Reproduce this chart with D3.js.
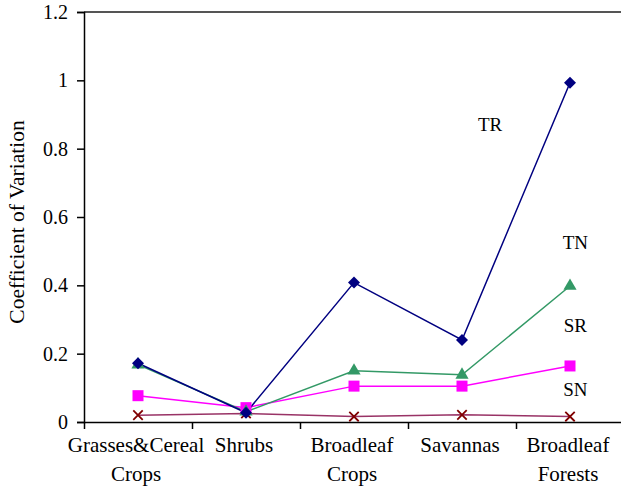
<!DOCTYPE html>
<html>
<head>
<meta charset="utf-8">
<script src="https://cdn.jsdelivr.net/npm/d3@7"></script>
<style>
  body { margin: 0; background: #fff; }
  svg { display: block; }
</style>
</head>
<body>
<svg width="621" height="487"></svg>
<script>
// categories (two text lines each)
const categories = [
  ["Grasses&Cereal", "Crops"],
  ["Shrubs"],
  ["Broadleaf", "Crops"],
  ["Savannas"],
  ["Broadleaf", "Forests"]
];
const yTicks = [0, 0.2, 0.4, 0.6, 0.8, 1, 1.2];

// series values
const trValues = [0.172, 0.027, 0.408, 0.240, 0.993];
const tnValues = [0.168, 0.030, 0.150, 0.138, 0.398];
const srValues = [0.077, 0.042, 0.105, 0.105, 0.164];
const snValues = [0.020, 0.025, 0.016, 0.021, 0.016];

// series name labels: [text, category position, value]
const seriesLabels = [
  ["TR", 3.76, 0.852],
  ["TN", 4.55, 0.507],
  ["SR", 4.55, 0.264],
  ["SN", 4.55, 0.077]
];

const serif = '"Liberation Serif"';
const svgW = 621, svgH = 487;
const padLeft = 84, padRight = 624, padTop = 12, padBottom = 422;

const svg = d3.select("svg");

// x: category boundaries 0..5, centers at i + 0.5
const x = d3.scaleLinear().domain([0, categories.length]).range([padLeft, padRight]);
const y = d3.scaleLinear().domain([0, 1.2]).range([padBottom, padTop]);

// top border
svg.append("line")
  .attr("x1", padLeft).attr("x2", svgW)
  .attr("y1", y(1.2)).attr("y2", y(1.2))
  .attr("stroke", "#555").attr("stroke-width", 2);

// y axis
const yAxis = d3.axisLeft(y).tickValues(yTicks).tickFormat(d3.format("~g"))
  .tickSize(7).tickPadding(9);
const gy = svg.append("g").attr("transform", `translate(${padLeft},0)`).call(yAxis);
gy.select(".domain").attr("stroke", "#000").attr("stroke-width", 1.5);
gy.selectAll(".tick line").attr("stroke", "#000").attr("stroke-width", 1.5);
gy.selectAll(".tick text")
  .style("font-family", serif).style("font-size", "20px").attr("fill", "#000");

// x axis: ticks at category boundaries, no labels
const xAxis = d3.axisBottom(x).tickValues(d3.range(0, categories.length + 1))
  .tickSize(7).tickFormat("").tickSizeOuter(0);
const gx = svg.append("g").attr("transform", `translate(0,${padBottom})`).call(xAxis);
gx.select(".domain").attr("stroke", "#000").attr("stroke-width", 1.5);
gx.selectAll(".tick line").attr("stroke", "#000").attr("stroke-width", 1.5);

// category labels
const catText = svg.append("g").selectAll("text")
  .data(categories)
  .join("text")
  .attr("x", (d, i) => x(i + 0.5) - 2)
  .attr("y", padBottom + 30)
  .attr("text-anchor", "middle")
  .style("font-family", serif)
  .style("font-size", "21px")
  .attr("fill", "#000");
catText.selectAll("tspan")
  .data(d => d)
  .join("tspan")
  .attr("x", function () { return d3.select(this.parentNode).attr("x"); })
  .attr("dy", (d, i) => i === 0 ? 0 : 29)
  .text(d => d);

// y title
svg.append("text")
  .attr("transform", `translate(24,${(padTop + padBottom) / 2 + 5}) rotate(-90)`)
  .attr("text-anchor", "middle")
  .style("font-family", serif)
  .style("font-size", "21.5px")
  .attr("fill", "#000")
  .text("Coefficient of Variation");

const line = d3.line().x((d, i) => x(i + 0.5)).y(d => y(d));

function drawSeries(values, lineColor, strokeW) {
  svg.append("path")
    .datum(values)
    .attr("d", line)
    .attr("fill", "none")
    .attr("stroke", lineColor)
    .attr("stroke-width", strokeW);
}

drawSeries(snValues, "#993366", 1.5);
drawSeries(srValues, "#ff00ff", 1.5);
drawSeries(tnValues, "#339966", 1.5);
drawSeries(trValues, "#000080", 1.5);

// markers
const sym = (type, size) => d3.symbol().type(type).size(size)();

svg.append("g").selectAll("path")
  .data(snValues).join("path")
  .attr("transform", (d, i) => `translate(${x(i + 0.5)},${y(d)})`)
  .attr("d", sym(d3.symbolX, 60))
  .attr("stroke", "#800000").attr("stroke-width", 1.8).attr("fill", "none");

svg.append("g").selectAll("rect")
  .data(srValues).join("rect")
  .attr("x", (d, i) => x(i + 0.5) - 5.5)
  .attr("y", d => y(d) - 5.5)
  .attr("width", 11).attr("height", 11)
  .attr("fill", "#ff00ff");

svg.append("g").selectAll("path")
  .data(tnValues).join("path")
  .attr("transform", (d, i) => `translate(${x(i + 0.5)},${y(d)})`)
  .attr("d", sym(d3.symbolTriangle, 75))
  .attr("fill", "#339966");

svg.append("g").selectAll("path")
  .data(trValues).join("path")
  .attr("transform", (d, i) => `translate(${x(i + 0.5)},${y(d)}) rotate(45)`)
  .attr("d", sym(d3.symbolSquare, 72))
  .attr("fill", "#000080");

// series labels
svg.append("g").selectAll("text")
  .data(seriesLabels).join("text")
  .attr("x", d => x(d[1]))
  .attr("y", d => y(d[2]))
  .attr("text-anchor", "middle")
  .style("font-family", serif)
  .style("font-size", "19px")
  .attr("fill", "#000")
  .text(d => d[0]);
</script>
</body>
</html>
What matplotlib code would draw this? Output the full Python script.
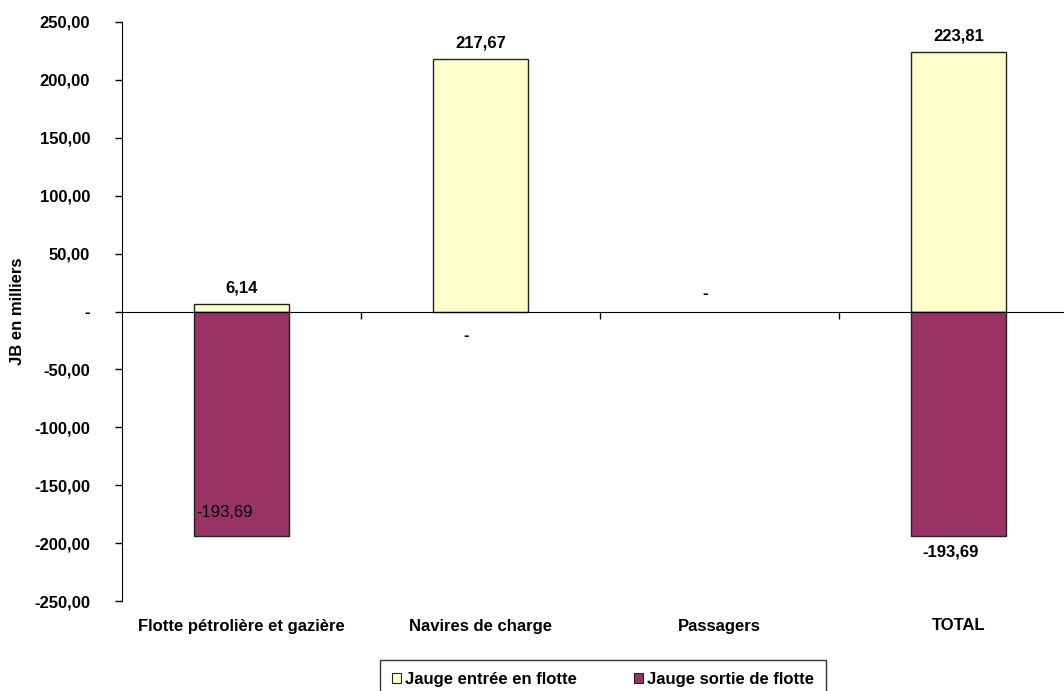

-*-

◆ **Goal**
Output the entries above exactly. Drop the pictures.

◆ **Exercise response**
Reproduce this chart with D3.js.
<!DOCTYPE html>
<html>
<head>
<meta charset="utf-8">
<script src="https://cdn.jsdelivr.net/npm/d3@7"></script>
<style>
  body { margin: 0; background: #fff; }
  svg { display: block; }
</style>
</head>
<body>
<svg width="621" height="487"></svg>
<script>
// categories (two text lines each)
const categories = [
  ["Grasses&Cereal", "Crops"],
  ["Shrubs"],
  ["Broadleaf", "Crops"],
  ["Savannas"],
  ["Broadleaf", "Forests"]
];
const yTicks = [0, 0.2, 0.4, 0.6, 0.8, 1, 1.2];

// series values
const trValues = [0.172, 0.027, 0.408, 0.240, 0.993];
const tnValues = [0.168, 0.030, 0.150, 0.138, 0.398];
const srValues = [0.077, 0.042, 0.105, 0.105, 0.164];
const snValues = [0.020, 0.025, 0.016, 0.021, 0.016];

// series name labels: [text, category position, value]
const seriesLabels = [
  ["TR", 3.76, 0.852],
  ["TN", 4.55, 0.507],
  ["SR", 4.55, 0.264],
  ["SN", 4.55, 0.077]
];

const serif = '"Liberation Serif"';
const svgW = 621, svgH = 487;
const padLeft = 84, padRight = 624, padTop = 12, padBottom = 422;

const svg = d3.select("svg");

// x: category boundaries 0..5, centers at i + 0.5
const x = d3.scaleLinear().domain([0, categories.length]).range([padLeft, padRight]);
const y = d3.scaleLinear().domain([0, 1.2]).range([padBottom, padTop]);

// top border
svg.append("line")
  .attr("x1", padLeft).attr("x2", svgW)
  .attr("y1", y(1.2)).attr("y2", y(1.2))
  .attr("stroke", "#555").attr("stroke-width", 2);

// y axis
const yAxis = d3.axisLeft(y).tickValues(yTicks).tickFormat(d3.format("~g"))
  .tickSize(7).tickPadding(9);
const gy = svg.append("g").attr("transform", `translate(${padLeft},0)`).call(yAxis);
gy.select(".domain").attr("stroke", "#000").attr("stroke-width", 1.5);
gy.selectAll(".tick line").attr("stroke", "#000").attr("stroke-width", 1.5);
gy.selectAll(".tick text")
  .style("font-family", serif).style("font-size", "20px").attr("fill", "#000");

// x axis: ticks at category boundaries, no labels
const xAxis = d3.axisBottom(x).tickValues(d3.range(0, categories.length + 1))
  .tickSize(7).tickFormat("").tickSizeOuter(0);
const gx = svg.append("g").attr("transform", `translate(0,${padBottom})`).call(xAxis);
gx.select(".domain").attr("stroke", "#000").attr("stroke-width", 1.5);
gx.selectAll(".tick line").attr("stroke", "#000").attr("stroke-width", 1.5);

// category labels
const catText = svg.append("g").selectAll("text")
  .data(categories)
  .join("text")
  .attr("x", (d, i) => x(i + 0.5) - 2)
  .attr("y", padBottom + 30)
  .attr("text-anchor", "middle")
  .style("font-family", serif)
  .style("font-size", "21px")
  .attr("fill", "#000");
catText.selectAll("tspan")
  .data(d => d)
  .join("tspan")
  .attr("x", function () { return d3.select(this.parentNode).attr("x"); })
  .attr("dy", (d, i) => i === 0 ? 0 : 29)
  .text(d => d);

// y title
svg.append("text")
  .attr("transform", `translate(24,${(padTop + padBottom) / 2 + 5}) rotate(-90)`)
  .attr("text-anchor", "middle")
  .style("font-family", serif)
  .style("font-size", "21.5px")
  .attr("fill", "#000")
  .text("Coefficient of Variation");

const line = d3.line().x((d, i) => x(i + 0.5)).y(d => y(d));

function drawSeries(values, lineColor, strokeW) {
  svg.append("path")
    .datum(values)
    .attr("d", line)
    .attr("fill", "none")
    .attr("stroke", lineColor)
    .attr("stroke-width", strokeW);
}

drawSeries(snValues, "#993366", 1.5);
drawSeries(srValues, "#ff00ff", 1.5);
drawSeries(tnValues, "#339966", 1.5);
drawSeries(trValues, "#000080", 1.5);

// markers
const sym = (type, size) => d3.symbol().type(type).size(size)();

svg.append("g").selectAll("path")
  .data(snValues).join("path")
  .attr("transform", (d, i) => `translate(${x(i + 0.5)},${y(d)})`)
  .attr("d", sym(d3.symbolX, 60))
  .attr("stroke", "#800000").attr("stroke-width", 1.8).attr("fill", "none");

svg.append("g").selectAll("rect")
  .data(srValues).join("rect")
  .attr("x", (d, i) => x(i + 0.5) - 5.5)
  .attr("y", d => y(d) - 5.5)
  .attr("width", 11).attr("height", 11)
  .attr("fill", "#ff00ff");

svg.append("g").selectAll("path")
  .data(tnValues).join("path")
  .attr("transform", (d, i) => `translate(${x(i + 0.5)},${y(d)})`)
  .attr("d", sym(d3.symbolTriangle, 75))
  .attr("fill", "#339966");

svg.append("g").selectAll("path")
  .data(trValues).join("path")
  .attr("transform", (d, i) => `translate(${x(i + 0.5)},${y(d)}) rotate(45)`)
  .attr("d", sym(d3.symbolSquare, 72))
  .attr("fill", "#000080");

// series labels
svg.append("g").selectAll("text")
  .data(seriesLabels).join("text")
  .attr("x", d => x(d[1]))
  .attr("y", d => y(d[2]))
  .attr("text-anchor", "middle")
  .style("font-family", serif)
  .style("font-size", "19px")
  .attr("fill", "#000")
  .text(d => d[0]);
</script>
</body>
</html>
What matplotlib code would draw this? Output the full Python script.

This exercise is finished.